#### Data block ####

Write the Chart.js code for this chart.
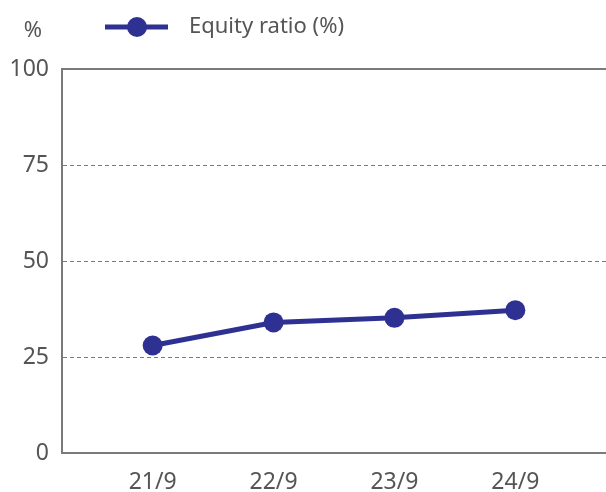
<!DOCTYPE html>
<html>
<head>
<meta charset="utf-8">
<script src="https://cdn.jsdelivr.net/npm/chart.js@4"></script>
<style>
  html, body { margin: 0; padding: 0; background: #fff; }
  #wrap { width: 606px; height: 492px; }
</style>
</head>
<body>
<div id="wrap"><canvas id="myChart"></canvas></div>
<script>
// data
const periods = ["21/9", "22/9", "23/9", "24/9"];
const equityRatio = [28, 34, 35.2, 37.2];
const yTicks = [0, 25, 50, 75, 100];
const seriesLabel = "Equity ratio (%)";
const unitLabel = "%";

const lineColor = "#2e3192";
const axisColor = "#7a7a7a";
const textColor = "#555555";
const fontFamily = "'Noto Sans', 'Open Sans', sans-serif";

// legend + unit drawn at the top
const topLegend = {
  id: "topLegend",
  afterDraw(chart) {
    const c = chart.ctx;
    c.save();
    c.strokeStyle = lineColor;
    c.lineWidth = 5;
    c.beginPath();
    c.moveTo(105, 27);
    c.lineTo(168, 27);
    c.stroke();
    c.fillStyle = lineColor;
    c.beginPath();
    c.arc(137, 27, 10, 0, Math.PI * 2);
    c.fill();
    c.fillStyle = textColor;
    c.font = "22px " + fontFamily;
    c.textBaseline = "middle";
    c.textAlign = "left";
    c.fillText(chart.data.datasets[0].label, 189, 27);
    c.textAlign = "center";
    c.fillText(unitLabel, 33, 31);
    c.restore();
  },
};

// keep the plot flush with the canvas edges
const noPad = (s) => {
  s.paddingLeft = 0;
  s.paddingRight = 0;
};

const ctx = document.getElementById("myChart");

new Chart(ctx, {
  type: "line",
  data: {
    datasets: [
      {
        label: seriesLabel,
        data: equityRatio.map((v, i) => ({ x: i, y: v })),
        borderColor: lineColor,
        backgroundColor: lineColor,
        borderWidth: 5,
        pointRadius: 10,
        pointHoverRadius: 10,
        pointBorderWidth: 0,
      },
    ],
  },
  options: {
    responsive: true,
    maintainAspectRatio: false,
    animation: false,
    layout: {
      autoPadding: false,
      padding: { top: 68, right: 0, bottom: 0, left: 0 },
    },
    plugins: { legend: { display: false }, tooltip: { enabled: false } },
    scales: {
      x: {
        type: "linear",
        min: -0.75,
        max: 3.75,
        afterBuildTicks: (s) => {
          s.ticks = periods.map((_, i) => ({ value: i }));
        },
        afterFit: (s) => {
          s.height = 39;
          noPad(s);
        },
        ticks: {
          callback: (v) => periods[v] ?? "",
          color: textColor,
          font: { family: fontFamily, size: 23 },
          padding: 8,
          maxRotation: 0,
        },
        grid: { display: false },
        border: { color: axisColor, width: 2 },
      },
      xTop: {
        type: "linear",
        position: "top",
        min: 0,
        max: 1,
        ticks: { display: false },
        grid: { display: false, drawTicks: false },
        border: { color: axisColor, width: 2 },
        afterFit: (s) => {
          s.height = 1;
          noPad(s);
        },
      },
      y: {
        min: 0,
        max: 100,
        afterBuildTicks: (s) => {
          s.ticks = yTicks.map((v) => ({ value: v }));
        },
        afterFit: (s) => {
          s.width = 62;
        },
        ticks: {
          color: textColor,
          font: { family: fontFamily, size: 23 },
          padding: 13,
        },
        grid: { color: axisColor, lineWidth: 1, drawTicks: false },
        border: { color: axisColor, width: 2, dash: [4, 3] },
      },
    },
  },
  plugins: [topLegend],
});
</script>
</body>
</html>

####

• Direction:
Copy out the listing exactly as it stands, but not the pictures.

• Solution to this task:
Write the Chart.js code for this chart.
<!DOCTYPE html>
<html>
<head>
<meta charset="utf-8">
<script src="https://cdn.jsdelivr.net/npm/chart.js@4"></script>
<style>
  html, body { margin: 0; padding: 0; background: #fff; }
  #wrap { width: 606px; height: 492px; }
</style>
</head>
<body>
<div id="wrap"><canvas id="myChart"></canvas></div>
<script>
// data
const periods = ["21/9", "22/9", "23/9", "24/9"];
const equityRatio = [28, 34, 35.2, 37.2];
const yTicks = [0, 25, 50, 75, 100];
const seriesLabel = "Equity ratio (%)";
const unitLabel = "%";

const lineColor = "#2e3192";
const axisColor = "#7a7a7a";
const textColor = "#555555";
const fontFamily = "'Noto Sans', 'Open Sans', sans-serif";

// legend + unit drawn at the top
const topLegend = {
  id: "topLegend",
  afterDraw(chart) {
    const c = chart.ctx;
    c.save();
    c.strokeStyle = lineColor;
    c.lineWidth = 5;
    c.beginPath();
    c.moveTo(105, 27);
    c.lineTo(168, 27);
    c.stroke();
    c.fillStyle = lineColor;
    c.beginPath();
    c.arc(137, 27, 10, 0, Math.PI * 2);
    c.fill();
    c.fillStyle = textColor;
    c.font = "22px " + fontFamily;
    c.textBaseline = "middle";
    c.textAlign = "left";
    c.fillText(chart.data.datasets[0].label, 189, 27);
    c.textAlign = "center";
    c.fillText(unitLabel, 33, 31);
    c.restore();
  },
};

// keep the plot flush with the canvas edges
const noPad = (s) => {
  s.paddingLeft = 0;
  s.paddingRight = 0;
};

const ctx = document.getElementById("myChart");

new Chart(ctx, {
  type: "line",
  data: {
    datasets: [
      {
        label: seriesLabel,
        data: equityRatio.map((v, i) => ({ x: i, y: v })),
        borderColor: lineColor,
        backgroundColor: lineColor,
        borderWidth: 5,
        pointRadius: 10,
        pointHoverRadius: 10,
        pointBorderWidth: 0,
      },
    ],
  },
  options: {
    responsive: true,
    maintainAspectRatio: false,
    animation: false,
    layout: {
      autoPadding: false,
      padding: { top: 68, right: 0, bottom: 0, left: 0 },
    },
    plugins: { legend: { display: false }, tooltip: { enabled: false } },
    scales: {
      x: {
        type: "linear",
        min: -0.75,
        max: 3.75,
        afterBuildTicks: (s) => {
          s.ticks = periods.map((_, i) => ({ value: i }));
        },
        afterFit: (s) => {
          s.height = 39;
          noPad(s);
        },
        ticks: {
          callback: (v) => periods[v] ?? "",
          color: textColor,
          font: { family: fontFamily, size: 23 },
          padding: 8,
          maxRotation: 0,
        },
        grid: { display: false },
        border: { color: axisColor, width: 2 },
      },
      xTop: {
        type: "linear",
        position: "top",
        min: 0,
        max: 1,
        ticks: { display: false },
        grid: { display: false, drawTicks: false },
        border: { color: axisColor, width: 2 },
        afterFit: (s) => {
          s.height = 1;
          noPad(s);
        },
      },
      y: {
        min: 0,
        max: 100,
        afterBuildTicks: (s) => {
          s.ticks = yTicks.map((v) => ({ value: v }));
        },
        afterFit: (s) => {
          s.width = 62;
        },
        ticks: {
          color: textColor,
          font: { family: fontFamily, size: 23 },
          padding: 13,
        },
        grid: { color: axisColor, lineWidth: 1, drawTicks: false },
        border: { color: axisColor, width: 2, dash: [4, 3] },
      },
    },
  },
  plugins: [topLegend],
});
</script>
</body>
</html>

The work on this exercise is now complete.